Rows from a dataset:

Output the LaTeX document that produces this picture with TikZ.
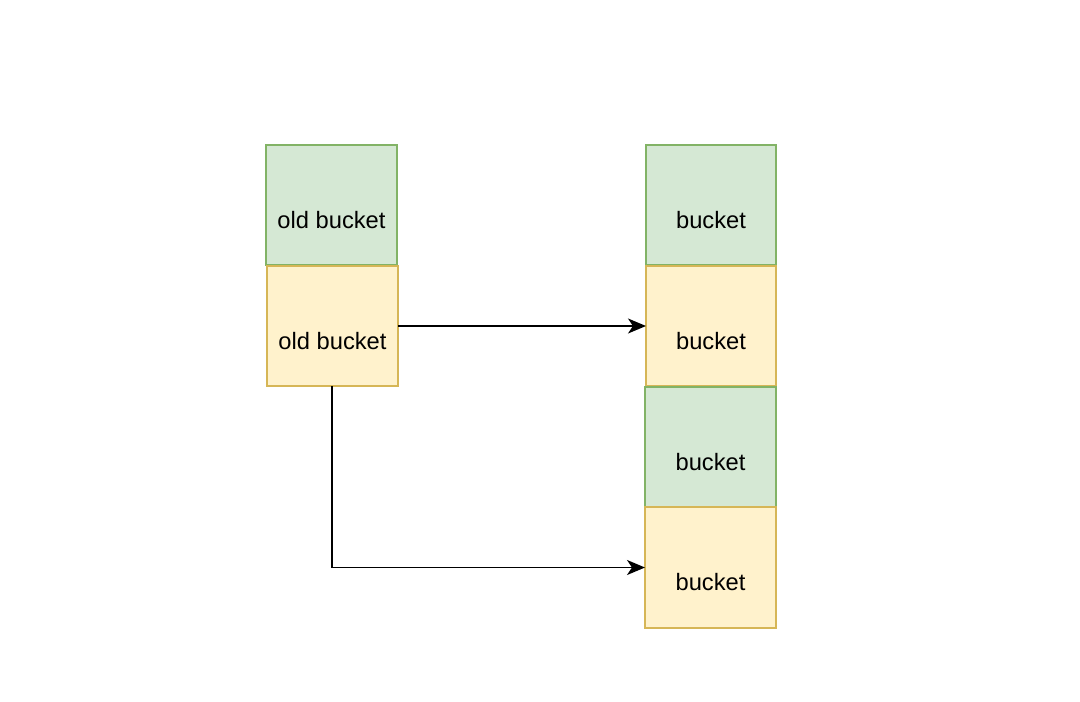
\documentclass[tikz,border=0pt]{standalone}
\usepackage{fontspec}
\setmainfont{Liberation Sans}
\usetikzlibrary{arrows.meta}
\definecolor{gfill}{HTML}{D5E8D4}
\definecolor{gline}{HTML}{82B366}
\definecolor{yfill}{HTML}{FFF2CC}
\definecolor{yline}{HTML}{D6B656}
\tikzset{
  box/.style={rectangle, inner sep=0pt, outer sep=0pt, line width=0.75pt,
    minimum width=65.5pt, minimum height=60pt},
  gbox/.style={box, draw=gline, fill=gfill},
  ybox/.style={box, draw=yline, fill=yfill},
  lbl/.style={anchor=base, inner sep=0pt, font=\fontsize{11.85pt}{14pt}\selectfont},
  conn/.style={draw=black, line width=0.9pt, -{Stealth[length=9pt,width=7.5pt,inset=2.5pt]}}
}
\begin{document}
\begin{tikzpicture}[x=0.5pt,y=-0.5pt]
\useasboundingbox (0,0) rectangle (1080,701);
% left column
\node[gbox] (lg) at (331.5,205) {};
\node[ybox] (ly) at (332.5,326) {};
\node[lbl] (lgt) at (331.5,228) {old bucket};
\node[lbl] (lyt) at (332.5,349) {old bucket};
% right column
\node[gbox, minimum width=65pt] (r1) at (711,205) {};
\node[ybox, minimum width=65pt] (r2) at (711,326) {};
\node[gbox] (r3) at (710.5,447) {};
\node[ybox, minimum height=60.5pt] (r4) at (710.5,567.5) {};
\node[lbl] (r1t) at (711,228) {bucket};
\node[lbl] (r2t) at (711,349) {bucket};
\node[lbl] (r3t) at (710.5,470) {bucket};
\node[lbl] (r4t) at (710.5,590) {bucket};
% connectors
\draw[conn] (ly.east) -- (r2.west);
\draw[conn] ([xshift=-0.25pt]ly.south) |- (r4.west);
\end{tikzpicture}
\end{document}
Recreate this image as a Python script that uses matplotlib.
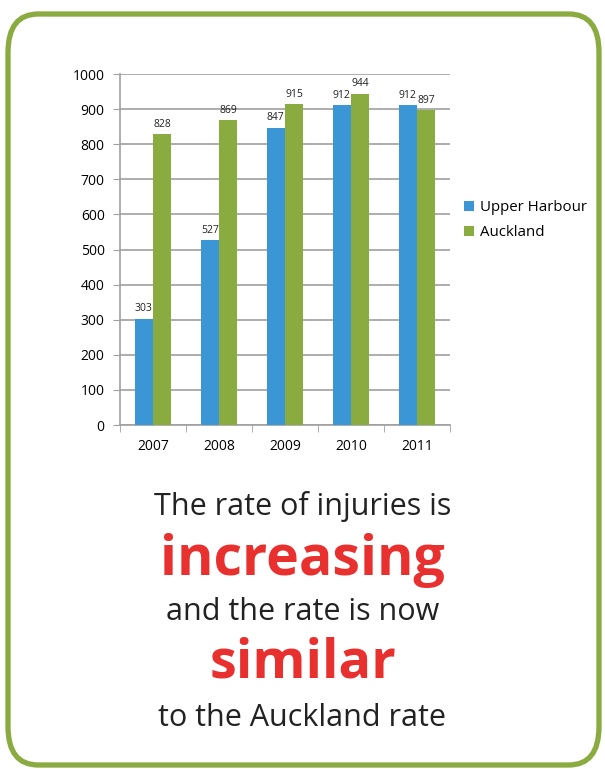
import numpy as np
import matplotlib.pyplot as plt
from matplotlib.patches import FancyBboxPatch

years = ["2007", "2008", "2009", "2010", "2011"]
upper_harbour = [303, 527, 847, 912, 912]
auckland = [828, 869, 915, 944, 897]

blue = "#3a96d4"
green = "#8aab3f"
red = "#e8302f"
grid_col = "#a0a0a0"

plt.rcParams['font.family'] = ['Open Sans', 'DejaVu Sans']

fig = plt.figure(figsize=(6.05, 7.69), dpi=100)

# rounded green frame
frame = FancyBboxPatch((8 / 605, 4 / 769), 591 / 605, 751 / 769,
                       boxstyle="round,pad=0,rounding_size=0.05",
                       transform=fig.transFigure, facecolor="white",
                       edgecolor=green, linewidth=3.8, zorder=-5)
fig.patches.append(frame)

ax = fig.add_axes([120 / 605, 1 - 425 / 769, 330 / 605, 351 / 769])
ax.set_zorder(2)
ax.patch.set_alpha(0)
x = np.arange(len(years))
w = 0.28
b1 = ax.bar(x - w / 2, upper_harbour, w, color=blue, label="Upper Harbour", zorder=3)
b2 = ax.bar(x + w / 2, auckland, w, color=green, label="Auckland", zorder=3)

for bars in (b1, b2):
    for r in bars:
        ax.text(r.get_x() + r.get_width() / 2, r.get_height() + 12, f"{int(r.get_height())}",
                ha="center", va="bottom", fontsize=7.5, color="#222222")

ax.set_ylim(0, 1000)
ax.set_yticks(range(0, 1001, 100))
ax.set_xlim(-0.5, len(years) - 0.5)
ax.set_xticks(x)
ax.set_xticklabels(years)
ax.set_xticks(np.arange(-0.5, len(years)), minor=True)
ax.tick_params(axis="x", which="major", length=0, pad=10, labelsize=10)
ax.tick_params(axis="x", which="minor", length=5, color=grid_col)
ax.tick_params(axis="y", length=5, color=grid_col, labelsize=10, pad=6)
ax.yaxis.grid(True, color=grid_col, linewidth=1.2, zorder=0)
ax.set_axisbelow(True)
for s in ["top", "right"]:
    ax.spines[s].set_visible(False)
for s in ["left", "bottom"]:
    ax.spines[s].set_color(grid_col)
    ax.spines[s].set_linewidth(1.2)

ax.legend(loc="center left", bbox_to_anchor=(1.0, 0.583), frameon=False,
          fontsize=10.8, handlelength=0.7, handleheight=0.7, handletextpad=0.4,
          labelspacing=0.65)

fig.text(0.5, 1 - 506 / 769, "The rate of injuries is", ha="center", va="center",
         fontsize=22, color="#222222")
fig.text(0.5, 1 - 561 / 769, "increasing", ha="center", va="center",
         fontsize=40, color=red, fontweight="bold")
fig.text(0.5, 1 - 612 / 769, "and the rate is now", ha="center", va="center",
         fontsize=22, color="#222222")
fig.text(0.5, 1 - 663 / 769, "similar", ha="center", va="center",
         fontsize=39, color=red, fontweight="bold")
fig.text(0.5, 1 - 718 / 769, "to the Auckland rate", ha="center", va="center",
         fontsize=22, color="#222222")

fig.savefig("out.png", dpi=100)
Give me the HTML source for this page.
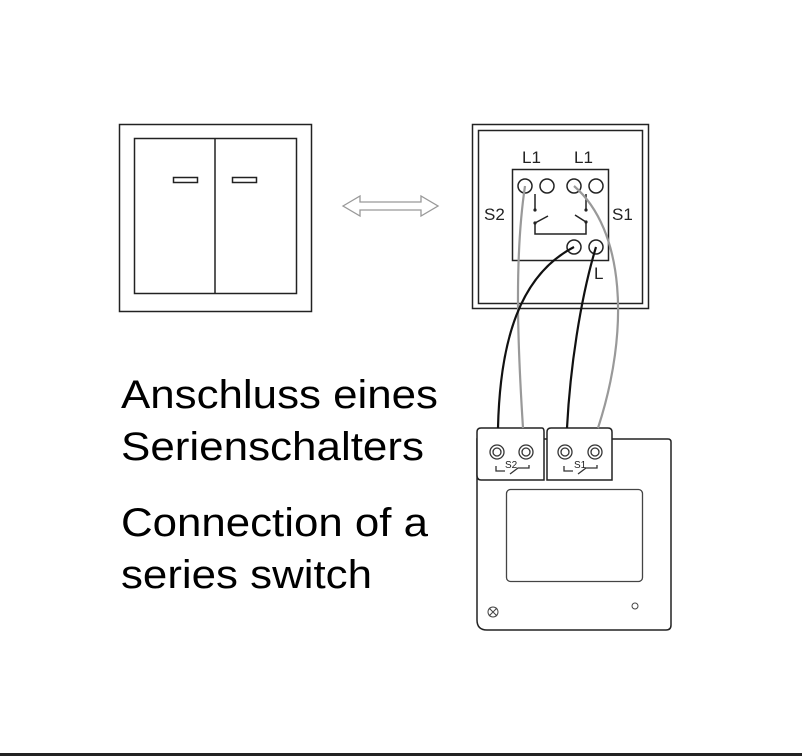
<!DOCTYPE html>
<html><head><meta charset="utf-8"><style>
html,body{margin:0;padding:0;background:#fff;}
svg{display:block;}
</style></head><body>
<svg width="802" height="756" viewBox="0 0 802 756" xmlns="http://www.w3.org/2000/svg">
<rect width="802" height="756" fill="#fff"/>
<!-- left switch -->
<rect x="119.5" y="124.5" width="192" height="187" fill="none" stroke="#222" stroke-width="1.5"/>
<rect x="134.5" y="138.5" width="162" height="155" fill="none" stroke="#222" stroke-width="1.5"/>
<line x1="215" y1="138" x2="215" y2="293" stroke="#222" stroke-width="1.5"/>
<rect x="173.5" y="177.5" width="24" height="5" fill="none" stroke="#222" stroke-width="1.5"/>
<rect x="232.5" y="177.5" width="24" height="5" fill="none" stroke="#222" stroke-width="1.5"/>
<!-- double arrow -->
<path d="M343,206 L360,196 L360,202 L421,202 L421,196 L438,206 L421,216 L421,210 L360,210 L360,216 Z" fill="#fff" stroke="#999" stroke-width="1.3"/>
<!-- right switch -->
<rect x="472.5" y="124.5" width="176" height="184" fill="none" stroke="#222" stroke-width="1.5"/>
<rect x="478.5" y="130.5" width="164" height="173" fill="none" stroke="#222" stroke-width="1.5"/>
<rect x="512.5" y="169.5" width="96" height="91" fill="none" stroke="#222" stroke-width="1.5"/>
<g fill="none" stroke="#222" stroke-width="1.5">
<circle cx="525" cy="186" r="7"/><circle cx="547" cy="186" r="7"/>
<circle cx="574" cy="186" r="7"/><circle cx="596" cy="186" r="7"/>
<circle cx="574" cy="247" r="7"/><circle cx="596" cy="247" r="7"/>
<path d="M535,194 V210 M535,223 V234 H586 V223 M586,194 V210 M535,223 L548,216 M586,222 L575,215"/>
</g>
<g fill="#222"><circle cx="535" cy="210" r="1.6"/><circle cx="535" cy="223" r="1.6"/><circle cx="586" cy="210" r="1.6"/><circle cx="586" cy="222" r="1.6"/></g>
<g font-family="Liberation Sans, sans-serif" font-size="17" fill="#222">
<text x="522" y="163">L1</text><text x="574" y="163">L1</text>
<text x="484" y="220">S2</text><text x="612" y="220">S1</text>
<text x="594" y="279">L</text>
</g>
<!-- module -->
<path d="M477,439 H668 Q671,439 671,442 V625 Q671,630 666,630 H487 Q477,630 477,620 Z" fill="#fff" stroke="#222" stroke-width="1.5"/>
<path d="M477,432 Q477,428 481,428 H542 Q544,428 544,432 V480 H481 Q477,480 477,475 Z" fill="#fff" stroke="#222" stroke-width="1.5"/>
<path d="M547,432 Q547,428 551,428 H608 Q612,428 612,432 V480 H547 Z" fill="#fff" stroke="#222" stroke-width="1.5"/>
<rect x="506.5" y="489.5" width="136" height="92" rx="4" fill="none" stroke="#444" stroke-width="1.3"/>
<circle cx="635" cy="606" r="3" fill="none" stroke="#444"/>
<circle cx="493" cy="612" r="5" fill="none" stroke="#444"/>
<path d="M489,608 L497,616 M497,608 L489,616" stroke="#444"/>
<g fill="none" stroke="#333" stroke-width="1.3">
<circle cx="497" cy="452" r="7"/><circle cx="497" cy="452" r="4"/>
<circle cx="526" cy="452" r="7"/><circle cx="526" cy="452" r="4"/>
<circle cx="565" cy="452" r="7"/><circle cx="565" cy="452" r="4"/>
<circle cx="595" cy="452" r="7"/><circle cx="595" cy="452" r="4"/>
<path d="M496,466 V471 H505 M510,474 L518,468 H529 V465"/>
<path d="M564,466 V471 H573 M578,474 L586,468 H597 V465"/>
</g>
<g font-family="Liberation Sans, sans-serif" font-size="10" fill="#222">
<text x="505" y="468">S2</text><text x="574" y="468">S1</text>
</g>
<!-- wires -->
<g fill="none" stroke-width="2.2">
<path d="M525,186 C514,260 518,350 523,428" stroke="#999"/>
<path d="M574,186 C625,230 630,330 598,428" stroke="#999"/>
<path d="M574,247 C520,275 500,340 498,428" stroke="#111"/>
<path d="M596,247 C580,300 570,370 567,428" stroke="#111"/>
</g>
<!-- text -->
<g font-family="Liberation Sans, sans-serif" font-size="40" fill="#000" lengthAdjust="spacingAndGlyphs">
<text x="121" y="408" textLength="317" lengthAdjust="spacingAndGlyphs">Anschluss eines</text>
<text x="121" y="460" textLength="303" lengthAdjust="spacingAndGlyphs">Serienschalters</text>
<text x="121" y="536" textLength="307" lengthAdjust="spacingAndGlyphs">Connection of a</text>
<text x="121" y="588" textLength="251" lengthAdjust="spacingAndGlyphs">series switch</text>
</g>
<rect x="0" y="753" width="802" height="3" fill="#222"/>
</svg>
</body></html>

**Problem:** Start at the line containing "Recreate this image" and stop at the line containing "fig = plt.figure(figsize=(6.05, 7.69), dpi=100)"; transcribe those lines exactly, skipping pictures.

**Answer to this task:**
Recreate this image as a Python script that uses matplotlib.
import numpy as np
import matplotlib.pyplot as plt
from matplotlib.patches import FancyBboxPatch

years = ["2007", "2008", "2009", "2010", "2011"]
upper_harbour = [303, 527, 847, 912, 912]
auckland = [828, 869, 915, 944, 897]

blue = "#3a96d4"
green = "#8aab3f"
red = "#e8302f"
grid_col = "#a0a0a0"

plt.rcParams['font.family'] = ['Open Sans', 'DejaVu Sans']

fig = plt.figure(figsize=(6.05, 7.69), dpi=100)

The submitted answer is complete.